→ **What you have to do**: Retype exactly the lines from the first one through the line with "from matplotlib.patches import Patch", including both ends; skip any pictures.

(Recorded data)
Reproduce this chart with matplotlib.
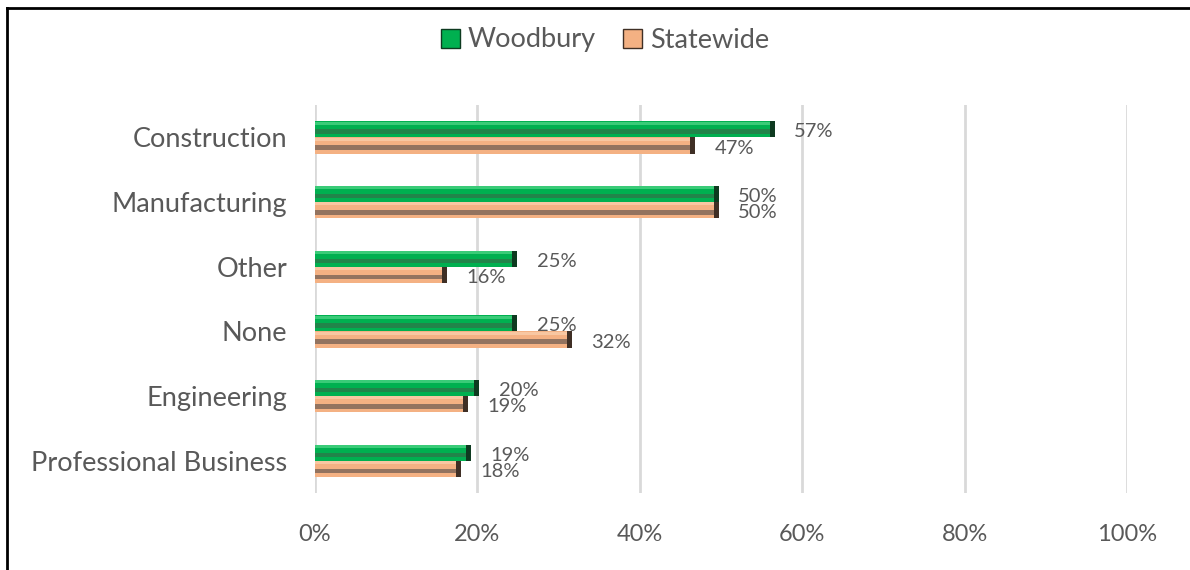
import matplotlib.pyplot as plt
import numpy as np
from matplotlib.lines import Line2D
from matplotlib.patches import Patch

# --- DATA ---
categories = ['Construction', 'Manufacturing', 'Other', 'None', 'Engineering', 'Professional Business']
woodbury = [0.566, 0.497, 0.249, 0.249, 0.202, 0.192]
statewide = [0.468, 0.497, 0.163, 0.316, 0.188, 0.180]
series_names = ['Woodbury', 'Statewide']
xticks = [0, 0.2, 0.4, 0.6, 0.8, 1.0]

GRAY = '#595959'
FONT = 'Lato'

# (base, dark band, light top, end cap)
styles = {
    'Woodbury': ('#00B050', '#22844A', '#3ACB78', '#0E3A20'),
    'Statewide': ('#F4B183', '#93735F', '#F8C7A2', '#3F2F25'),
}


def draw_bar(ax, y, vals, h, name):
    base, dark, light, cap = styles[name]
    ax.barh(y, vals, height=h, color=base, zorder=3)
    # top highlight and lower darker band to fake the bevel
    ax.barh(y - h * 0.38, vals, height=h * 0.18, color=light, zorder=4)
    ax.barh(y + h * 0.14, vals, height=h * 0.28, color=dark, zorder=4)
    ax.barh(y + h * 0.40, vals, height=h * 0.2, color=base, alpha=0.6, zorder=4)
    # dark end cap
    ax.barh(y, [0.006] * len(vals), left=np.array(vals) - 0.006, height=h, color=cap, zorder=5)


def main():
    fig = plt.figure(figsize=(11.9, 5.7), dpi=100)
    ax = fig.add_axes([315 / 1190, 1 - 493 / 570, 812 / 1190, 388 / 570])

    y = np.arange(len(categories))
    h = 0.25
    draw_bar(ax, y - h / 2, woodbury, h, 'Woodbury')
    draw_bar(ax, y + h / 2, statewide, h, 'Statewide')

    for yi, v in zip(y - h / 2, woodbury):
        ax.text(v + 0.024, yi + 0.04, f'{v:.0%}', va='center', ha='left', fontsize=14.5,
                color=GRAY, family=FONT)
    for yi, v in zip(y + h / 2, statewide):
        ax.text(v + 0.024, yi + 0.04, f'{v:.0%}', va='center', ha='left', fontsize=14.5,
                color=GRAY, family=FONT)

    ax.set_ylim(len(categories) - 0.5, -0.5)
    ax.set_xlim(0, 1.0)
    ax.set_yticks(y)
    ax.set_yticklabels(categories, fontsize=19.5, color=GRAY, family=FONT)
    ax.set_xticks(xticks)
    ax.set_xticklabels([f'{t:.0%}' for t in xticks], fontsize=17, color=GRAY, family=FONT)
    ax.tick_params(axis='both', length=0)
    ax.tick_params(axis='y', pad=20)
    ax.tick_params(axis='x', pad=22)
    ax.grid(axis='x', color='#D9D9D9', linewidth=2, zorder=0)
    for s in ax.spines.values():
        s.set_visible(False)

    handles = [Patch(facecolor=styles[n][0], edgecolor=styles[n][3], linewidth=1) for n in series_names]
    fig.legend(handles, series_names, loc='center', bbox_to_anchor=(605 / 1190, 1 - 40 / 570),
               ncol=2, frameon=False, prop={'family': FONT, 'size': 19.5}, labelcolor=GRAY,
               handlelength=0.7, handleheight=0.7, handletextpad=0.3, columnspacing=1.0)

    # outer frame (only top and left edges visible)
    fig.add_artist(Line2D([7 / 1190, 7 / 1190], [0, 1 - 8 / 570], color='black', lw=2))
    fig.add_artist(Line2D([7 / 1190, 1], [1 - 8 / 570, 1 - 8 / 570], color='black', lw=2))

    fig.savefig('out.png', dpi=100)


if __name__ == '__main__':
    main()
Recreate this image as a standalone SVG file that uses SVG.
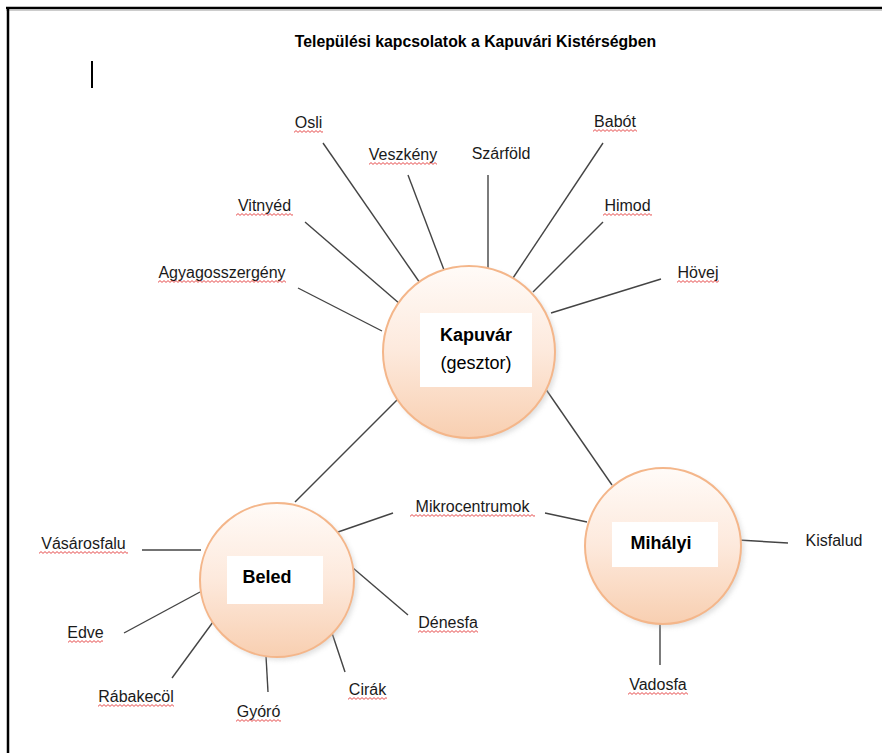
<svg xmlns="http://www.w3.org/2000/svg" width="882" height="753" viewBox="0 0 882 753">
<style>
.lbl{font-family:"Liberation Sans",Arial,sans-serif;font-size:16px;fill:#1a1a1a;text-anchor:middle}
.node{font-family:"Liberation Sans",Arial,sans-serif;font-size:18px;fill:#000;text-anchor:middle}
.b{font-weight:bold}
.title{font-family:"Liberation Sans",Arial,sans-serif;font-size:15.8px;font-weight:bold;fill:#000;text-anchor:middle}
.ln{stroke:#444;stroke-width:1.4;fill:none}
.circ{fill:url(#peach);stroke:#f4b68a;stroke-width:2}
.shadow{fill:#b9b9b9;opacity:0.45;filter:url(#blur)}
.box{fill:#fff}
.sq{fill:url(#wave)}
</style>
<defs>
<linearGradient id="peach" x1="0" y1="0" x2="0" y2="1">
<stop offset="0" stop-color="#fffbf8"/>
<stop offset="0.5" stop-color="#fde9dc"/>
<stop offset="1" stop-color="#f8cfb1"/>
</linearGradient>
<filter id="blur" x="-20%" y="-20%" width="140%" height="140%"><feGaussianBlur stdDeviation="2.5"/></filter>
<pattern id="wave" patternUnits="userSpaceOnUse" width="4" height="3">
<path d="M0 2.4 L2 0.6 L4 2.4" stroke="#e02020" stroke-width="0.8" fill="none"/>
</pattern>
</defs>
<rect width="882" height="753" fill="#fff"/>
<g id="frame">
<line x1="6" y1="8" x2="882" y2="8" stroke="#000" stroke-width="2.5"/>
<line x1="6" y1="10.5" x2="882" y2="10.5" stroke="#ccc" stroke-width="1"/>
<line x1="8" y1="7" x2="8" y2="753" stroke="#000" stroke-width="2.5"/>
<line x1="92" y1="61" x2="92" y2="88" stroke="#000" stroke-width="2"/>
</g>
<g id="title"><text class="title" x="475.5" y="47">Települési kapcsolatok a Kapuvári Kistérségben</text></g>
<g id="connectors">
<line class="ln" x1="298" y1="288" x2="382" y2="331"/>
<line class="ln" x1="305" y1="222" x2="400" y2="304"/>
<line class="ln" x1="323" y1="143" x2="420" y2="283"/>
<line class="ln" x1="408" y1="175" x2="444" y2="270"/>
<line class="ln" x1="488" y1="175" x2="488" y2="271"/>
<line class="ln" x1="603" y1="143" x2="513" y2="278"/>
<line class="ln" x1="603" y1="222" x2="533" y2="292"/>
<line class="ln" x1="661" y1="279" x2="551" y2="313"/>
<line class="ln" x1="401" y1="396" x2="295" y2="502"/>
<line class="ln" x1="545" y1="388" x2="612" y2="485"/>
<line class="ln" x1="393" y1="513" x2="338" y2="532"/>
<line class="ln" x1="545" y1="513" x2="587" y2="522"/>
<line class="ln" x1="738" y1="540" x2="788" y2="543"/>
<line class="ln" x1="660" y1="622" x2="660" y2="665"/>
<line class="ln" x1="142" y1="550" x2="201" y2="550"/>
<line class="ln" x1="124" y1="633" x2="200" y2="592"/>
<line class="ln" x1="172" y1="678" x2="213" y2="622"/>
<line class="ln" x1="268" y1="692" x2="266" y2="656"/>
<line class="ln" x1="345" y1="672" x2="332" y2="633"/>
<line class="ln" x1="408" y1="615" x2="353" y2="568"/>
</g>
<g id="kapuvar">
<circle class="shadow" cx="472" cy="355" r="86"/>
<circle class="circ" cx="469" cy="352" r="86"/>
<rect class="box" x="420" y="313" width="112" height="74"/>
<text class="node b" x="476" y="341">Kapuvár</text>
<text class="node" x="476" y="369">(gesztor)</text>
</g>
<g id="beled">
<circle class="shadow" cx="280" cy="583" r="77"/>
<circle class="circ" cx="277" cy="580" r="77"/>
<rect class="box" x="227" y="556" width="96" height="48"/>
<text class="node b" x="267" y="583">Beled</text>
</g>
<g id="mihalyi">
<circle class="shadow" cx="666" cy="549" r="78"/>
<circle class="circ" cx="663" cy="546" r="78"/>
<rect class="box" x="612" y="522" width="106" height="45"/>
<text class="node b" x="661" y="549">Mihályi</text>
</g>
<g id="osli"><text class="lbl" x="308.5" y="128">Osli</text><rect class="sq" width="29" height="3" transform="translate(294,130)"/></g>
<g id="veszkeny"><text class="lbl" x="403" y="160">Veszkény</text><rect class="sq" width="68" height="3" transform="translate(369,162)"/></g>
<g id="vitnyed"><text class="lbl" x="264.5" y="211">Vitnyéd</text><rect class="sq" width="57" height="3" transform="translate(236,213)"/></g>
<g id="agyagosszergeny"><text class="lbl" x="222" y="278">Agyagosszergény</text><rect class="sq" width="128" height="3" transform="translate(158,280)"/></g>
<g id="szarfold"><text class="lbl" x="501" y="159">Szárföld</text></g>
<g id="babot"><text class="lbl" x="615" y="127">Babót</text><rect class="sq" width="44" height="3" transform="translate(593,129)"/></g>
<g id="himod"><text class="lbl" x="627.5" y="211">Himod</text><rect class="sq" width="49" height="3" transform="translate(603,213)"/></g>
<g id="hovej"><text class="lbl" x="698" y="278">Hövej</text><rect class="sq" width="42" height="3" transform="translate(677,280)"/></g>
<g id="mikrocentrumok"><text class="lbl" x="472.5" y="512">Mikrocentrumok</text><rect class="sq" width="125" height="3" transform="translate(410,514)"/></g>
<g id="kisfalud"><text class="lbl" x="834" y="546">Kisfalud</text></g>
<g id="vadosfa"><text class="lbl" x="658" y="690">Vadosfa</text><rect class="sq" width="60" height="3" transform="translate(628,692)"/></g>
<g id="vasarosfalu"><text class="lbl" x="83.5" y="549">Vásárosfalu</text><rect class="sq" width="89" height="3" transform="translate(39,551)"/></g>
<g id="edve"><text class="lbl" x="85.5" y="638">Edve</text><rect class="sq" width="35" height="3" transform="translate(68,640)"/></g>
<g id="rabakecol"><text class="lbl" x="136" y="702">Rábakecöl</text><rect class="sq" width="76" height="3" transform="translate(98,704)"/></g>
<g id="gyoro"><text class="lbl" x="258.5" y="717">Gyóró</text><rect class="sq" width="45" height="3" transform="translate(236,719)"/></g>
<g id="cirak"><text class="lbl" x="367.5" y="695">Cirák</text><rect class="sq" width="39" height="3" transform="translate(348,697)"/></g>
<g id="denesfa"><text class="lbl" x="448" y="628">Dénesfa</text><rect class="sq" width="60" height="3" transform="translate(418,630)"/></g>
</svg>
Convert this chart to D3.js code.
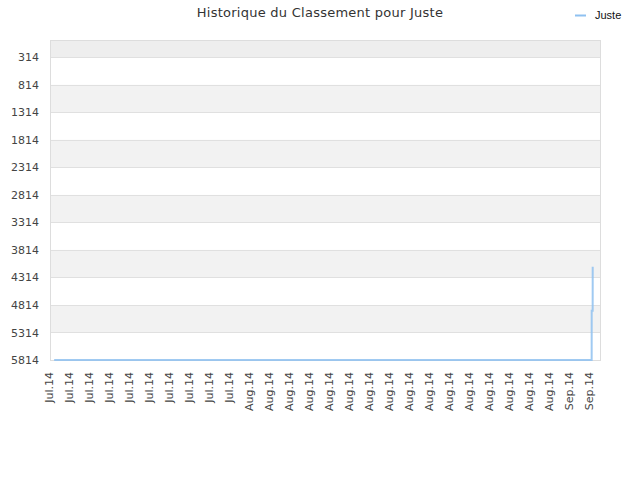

→ **Solution for this problem**:
Reproduce this chart with matplotlib.
import matplotlib.pyplot as plt
import numpy as np
from matplotlib.lines import Line2D
from matplotlib.patches import Patch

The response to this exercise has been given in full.